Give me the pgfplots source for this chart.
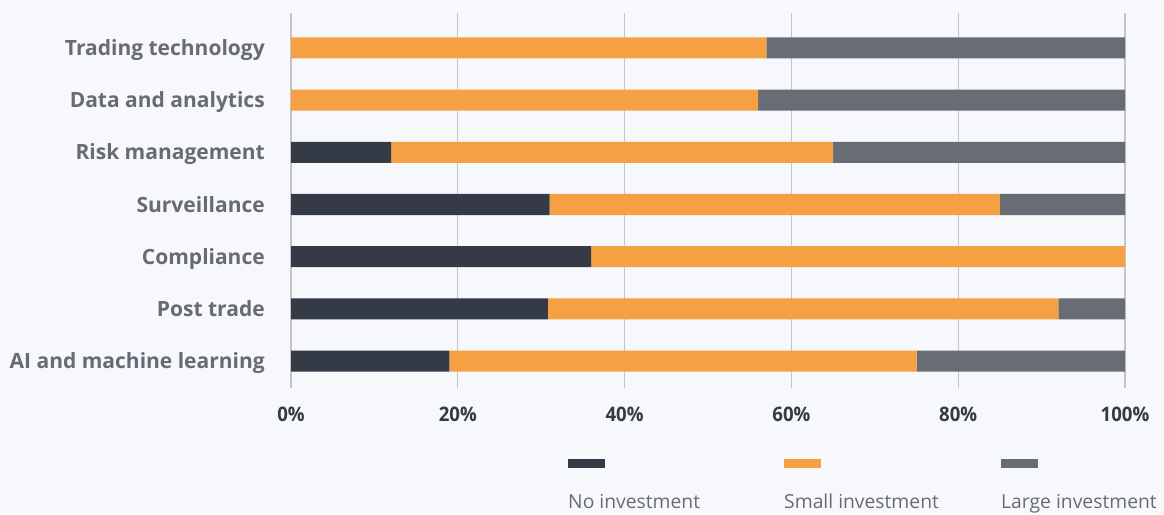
###
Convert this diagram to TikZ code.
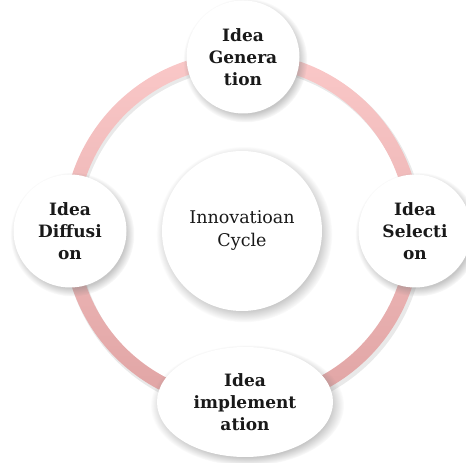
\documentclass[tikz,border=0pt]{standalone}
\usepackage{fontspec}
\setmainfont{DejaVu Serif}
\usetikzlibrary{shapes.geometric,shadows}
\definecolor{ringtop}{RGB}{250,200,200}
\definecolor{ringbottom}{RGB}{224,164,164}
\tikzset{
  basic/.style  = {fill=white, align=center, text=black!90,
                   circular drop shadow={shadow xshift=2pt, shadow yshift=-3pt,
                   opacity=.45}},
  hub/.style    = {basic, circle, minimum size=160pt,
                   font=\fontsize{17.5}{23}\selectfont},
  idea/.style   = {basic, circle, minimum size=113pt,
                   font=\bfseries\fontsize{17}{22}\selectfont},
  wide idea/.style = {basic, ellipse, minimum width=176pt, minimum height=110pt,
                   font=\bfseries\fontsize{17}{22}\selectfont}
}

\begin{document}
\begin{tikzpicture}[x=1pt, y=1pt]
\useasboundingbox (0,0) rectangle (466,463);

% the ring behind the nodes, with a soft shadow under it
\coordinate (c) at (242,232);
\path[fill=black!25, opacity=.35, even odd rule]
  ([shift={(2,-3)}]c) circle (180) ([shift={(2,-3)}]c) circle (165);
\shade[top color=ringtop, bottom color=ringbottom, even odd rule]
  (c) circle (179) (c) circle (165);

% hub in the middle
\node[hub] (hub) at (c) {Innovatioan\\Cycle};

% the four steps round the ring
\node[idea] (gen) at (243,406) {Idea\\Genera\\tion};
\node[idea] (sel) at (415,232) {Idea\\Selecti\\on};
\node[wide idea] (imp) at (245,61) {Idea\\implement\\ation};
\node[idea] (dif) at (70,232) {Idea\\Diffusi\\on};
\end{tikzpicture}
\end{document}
###
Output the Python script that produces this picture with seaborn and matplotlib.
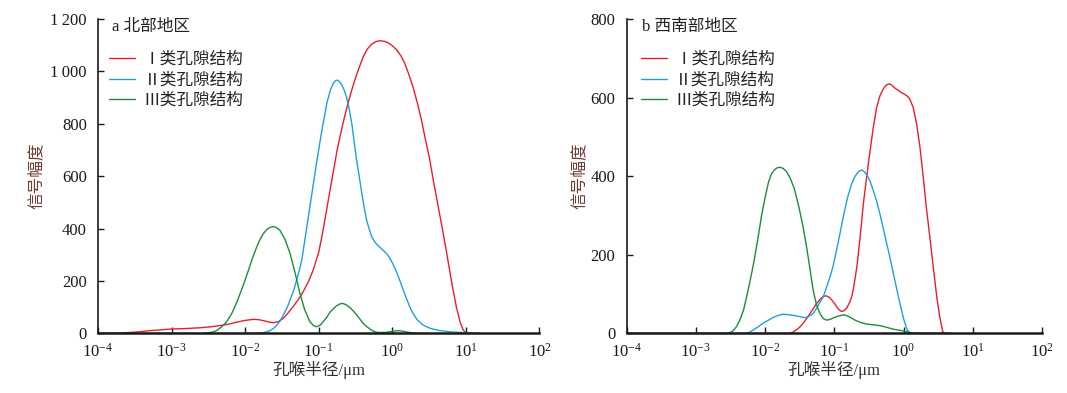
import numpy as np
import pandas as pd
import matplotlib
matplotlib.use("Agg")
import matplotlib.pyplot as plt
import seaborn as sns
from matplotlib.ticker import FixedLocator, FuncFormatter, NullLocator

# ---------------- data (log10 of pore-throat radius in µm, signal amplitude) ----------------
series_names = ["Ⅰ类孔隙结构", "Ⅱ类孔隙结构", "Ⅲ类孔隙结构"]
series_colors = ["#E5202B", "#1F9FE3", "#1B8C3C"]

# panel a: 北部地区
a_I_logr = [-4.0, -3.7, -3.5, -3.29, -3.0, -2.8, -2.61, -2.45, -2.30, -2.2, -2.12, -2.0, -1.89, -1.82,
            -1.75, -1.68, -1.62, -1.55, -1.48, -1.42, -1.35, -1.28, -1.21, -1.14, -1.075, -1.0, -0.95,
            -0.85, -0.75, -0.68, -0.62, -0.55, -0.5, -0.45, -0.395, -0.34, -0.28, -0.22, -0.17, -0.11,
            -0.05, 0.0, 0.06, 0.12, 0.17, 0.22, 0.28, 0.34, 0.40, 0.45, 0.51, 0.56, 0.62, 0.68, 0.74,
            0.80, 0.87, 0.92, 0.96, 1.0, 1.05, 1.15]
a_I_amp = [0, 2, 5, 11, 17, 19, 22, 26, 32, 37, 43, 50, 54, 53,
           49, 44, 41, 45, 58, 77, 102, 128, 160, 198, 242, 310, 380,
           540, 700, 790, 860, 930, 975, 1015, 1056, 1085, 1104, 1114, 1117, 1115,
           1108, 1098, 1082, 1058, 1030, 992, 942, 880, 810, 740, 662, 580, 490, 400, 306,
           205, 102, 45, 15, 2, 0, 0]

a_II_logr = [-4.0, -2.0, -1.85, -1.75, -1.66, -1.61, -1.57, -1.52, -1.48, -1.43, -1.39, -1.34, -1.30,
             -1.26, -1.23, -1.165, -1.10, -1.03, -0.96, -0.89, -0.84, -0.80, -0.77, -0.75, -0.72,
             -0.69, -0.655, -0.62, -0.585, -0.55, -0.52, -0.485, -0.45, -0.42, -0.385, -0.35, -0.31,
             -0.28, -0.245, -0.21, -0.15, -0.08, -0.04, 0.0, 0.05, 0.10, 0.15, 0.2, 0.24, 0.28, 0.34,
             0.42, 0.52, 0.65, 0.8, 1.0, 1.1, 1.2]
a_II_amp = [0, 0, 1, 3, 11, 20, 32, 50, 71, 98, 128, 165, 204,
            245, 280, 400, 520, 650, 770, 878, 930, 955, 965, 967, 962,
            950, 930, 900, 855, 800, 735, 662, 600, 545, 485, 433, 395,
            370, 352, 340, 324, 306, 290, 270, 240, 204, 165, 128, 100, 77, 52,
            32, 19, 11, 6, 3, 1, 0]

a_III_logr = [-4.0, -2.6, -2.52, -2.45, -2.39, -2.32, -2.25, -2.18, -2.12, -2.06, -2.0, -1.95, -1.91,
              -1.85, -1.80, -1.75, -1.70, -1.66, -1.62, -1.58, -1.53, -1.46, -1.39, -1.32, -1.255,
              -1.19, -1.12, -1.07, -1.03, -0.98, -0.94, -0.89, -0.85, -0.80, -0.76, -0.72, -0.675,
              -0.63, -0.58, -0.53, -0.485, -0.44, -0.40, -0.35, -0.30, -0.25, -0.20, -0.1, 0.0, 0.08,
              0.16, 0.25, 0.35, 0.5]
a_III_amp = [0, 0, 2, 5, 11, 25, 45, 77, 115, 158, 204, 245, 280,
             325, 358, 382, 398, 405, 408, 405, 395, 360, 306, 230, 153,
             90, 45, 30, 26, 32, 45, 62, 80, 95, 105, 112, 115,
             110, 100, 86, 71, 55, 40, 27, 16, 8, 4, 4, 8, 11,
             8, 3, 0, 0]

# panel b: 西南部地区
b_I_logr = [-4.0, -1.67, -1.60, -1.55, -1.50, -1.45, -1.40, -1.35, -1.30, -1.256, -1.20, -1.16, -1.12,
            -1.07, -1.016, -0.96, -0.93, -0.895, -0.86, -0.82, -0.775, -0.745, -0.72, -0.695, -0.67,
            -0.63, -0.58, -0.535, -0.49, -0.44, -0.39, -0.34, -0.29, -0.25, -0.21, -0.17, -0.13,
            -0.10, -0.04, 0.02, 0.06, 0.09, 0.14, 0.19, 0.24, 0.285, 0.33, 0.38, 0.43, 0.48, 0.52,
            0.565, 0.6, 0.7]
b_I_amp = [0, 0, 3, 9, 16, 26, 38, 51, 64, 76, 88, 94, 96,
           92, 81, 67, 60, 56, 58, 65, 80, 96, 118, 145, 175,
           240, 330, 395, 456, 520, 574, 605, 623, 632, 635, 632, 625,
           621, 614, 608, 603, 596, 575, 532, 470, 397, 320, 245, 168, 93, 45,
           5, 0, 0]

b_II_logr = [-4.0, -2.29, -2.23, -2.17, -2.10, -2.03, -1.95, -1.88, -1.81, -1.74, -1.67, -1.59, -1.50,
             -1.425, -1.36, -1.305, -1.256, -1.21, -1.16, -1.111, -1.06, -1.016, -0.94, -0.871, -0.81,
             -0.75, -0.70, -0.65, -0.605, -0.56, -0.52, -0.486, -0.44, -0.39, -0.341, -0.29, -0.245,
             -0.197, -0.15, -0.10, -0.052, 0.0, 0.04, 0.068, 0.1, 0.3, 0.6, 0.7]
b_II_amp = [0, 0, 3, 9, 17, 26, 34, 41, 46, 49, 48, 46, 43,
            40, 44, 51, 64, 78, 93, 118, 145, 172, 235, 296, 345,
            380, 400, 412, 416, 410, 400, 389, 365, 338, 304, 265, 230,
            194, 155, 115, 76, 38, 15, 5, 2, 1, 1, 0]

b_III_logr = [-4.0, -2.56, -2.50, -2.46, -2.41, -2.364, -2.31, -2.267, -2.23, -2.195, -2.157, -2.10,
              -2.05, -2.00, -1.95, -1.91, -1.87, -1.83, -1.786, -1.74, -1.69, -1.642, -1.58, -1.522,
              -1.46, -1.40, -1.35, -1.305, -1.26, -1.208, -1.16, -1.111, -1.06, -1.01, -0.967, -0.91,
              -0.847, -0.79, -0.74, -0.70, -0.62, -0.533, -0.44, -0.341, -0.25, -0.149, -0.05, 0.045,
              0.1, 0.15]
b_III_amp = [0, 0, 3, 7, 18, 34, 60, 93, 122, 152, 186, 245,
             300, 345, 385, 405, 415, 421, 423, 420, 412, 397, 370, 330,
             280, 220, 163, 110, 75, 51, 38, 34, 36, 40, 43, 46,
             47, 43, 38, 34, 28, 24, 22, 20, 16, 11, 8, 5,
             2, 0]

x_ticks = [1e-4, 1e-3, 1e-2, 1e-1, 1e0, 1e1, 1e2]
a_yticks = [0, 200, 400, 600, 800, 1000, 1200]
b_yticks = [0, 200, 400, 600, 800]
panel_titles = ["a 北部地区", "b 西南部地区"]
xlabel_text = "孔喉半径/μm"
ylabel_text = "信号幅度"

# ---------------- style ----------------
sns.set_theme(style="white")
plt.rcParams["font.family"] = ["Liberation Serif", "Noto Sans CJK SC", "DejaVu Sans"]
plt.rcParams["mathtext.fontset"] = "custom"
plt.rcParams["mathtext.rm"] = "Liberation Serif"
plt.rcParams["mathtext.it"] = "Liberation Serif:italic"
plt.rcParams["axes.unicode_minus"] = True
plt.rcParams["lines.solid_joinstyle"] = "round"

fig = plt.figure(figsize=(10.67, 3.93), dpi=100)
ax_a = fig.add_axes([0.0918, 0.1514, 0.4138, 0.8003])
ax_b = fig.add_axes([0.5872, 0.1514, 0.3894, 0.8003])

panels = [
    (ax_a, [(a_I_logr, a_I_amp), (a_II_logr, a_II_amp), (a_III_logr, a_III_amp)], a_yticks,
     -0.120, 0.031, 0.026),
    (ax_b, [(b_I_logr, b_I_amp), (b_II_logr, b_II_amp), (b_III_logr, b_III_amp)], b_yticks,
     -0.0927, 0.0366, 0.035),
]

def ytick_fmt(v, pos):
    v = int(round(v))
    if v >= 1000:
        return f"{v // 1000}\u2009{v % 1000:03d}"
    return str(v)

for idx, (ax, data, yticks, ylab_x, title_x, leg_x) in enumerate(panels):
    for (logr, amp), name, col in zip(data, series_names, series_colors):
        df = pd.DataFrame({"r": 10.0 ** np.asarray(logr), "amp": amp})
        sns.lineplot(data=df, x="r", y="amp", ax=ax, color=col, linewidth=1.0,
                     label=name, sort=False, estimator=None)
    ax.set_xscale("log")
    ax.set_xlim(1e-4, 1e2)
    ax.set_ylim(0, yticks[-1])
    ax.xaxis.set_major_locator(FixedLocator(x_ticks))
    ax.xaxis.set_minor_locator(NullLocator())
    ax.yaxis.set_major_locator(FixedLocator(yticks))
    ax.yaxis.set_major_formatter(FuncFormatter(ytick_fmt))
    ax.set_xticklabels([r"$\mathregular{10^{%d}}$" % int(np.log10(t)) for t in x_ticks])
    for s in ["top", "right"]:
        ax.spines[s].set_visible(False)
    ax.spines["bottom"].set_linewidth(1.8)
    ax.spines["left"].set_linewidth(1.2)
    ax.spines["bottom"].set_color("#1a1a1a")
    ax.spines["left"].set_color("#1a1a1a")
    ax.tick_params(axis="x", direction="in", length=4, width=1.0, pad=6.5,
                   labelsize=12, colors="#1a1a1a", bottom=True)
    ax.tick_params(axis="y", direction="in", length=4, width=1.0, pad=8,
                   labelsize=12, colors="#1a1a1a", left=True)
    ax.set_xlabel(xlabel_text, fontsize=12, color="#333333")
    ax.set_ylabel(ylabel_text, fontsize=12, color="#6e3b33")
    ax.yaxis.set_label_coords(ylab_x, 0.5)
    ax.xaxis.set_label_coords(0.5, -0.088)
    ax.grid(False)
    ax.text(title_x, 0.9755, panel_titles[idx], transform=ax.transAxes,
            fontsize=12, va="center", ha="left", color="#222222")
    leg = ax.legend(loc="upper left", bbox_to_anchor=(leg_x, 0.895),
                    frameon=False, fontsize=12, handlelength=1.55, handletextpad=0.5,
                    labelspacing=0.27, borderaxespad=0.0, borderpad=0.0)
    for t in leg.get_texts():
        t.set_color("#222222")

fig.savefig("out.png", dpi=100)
###
**CHALLENGE**
Working from the entries above, reproduce exactly and only the lines beginning with the line that has "Output the Python" and ending with the line that has "from matplotlib.ticker import"; omit all pictures.

**ANSWER IN FULL**
Output the Python script that produces this picture with seaborn and matplotlib.
import numpy as np
import pandas as pd
import matplotlib
matplotlib.use("Agg")
import matplotlib.pyplot as plt
import seaborn as sns
from matplotlib.ticker import FixedLocator, FuncFormatter, NullLocator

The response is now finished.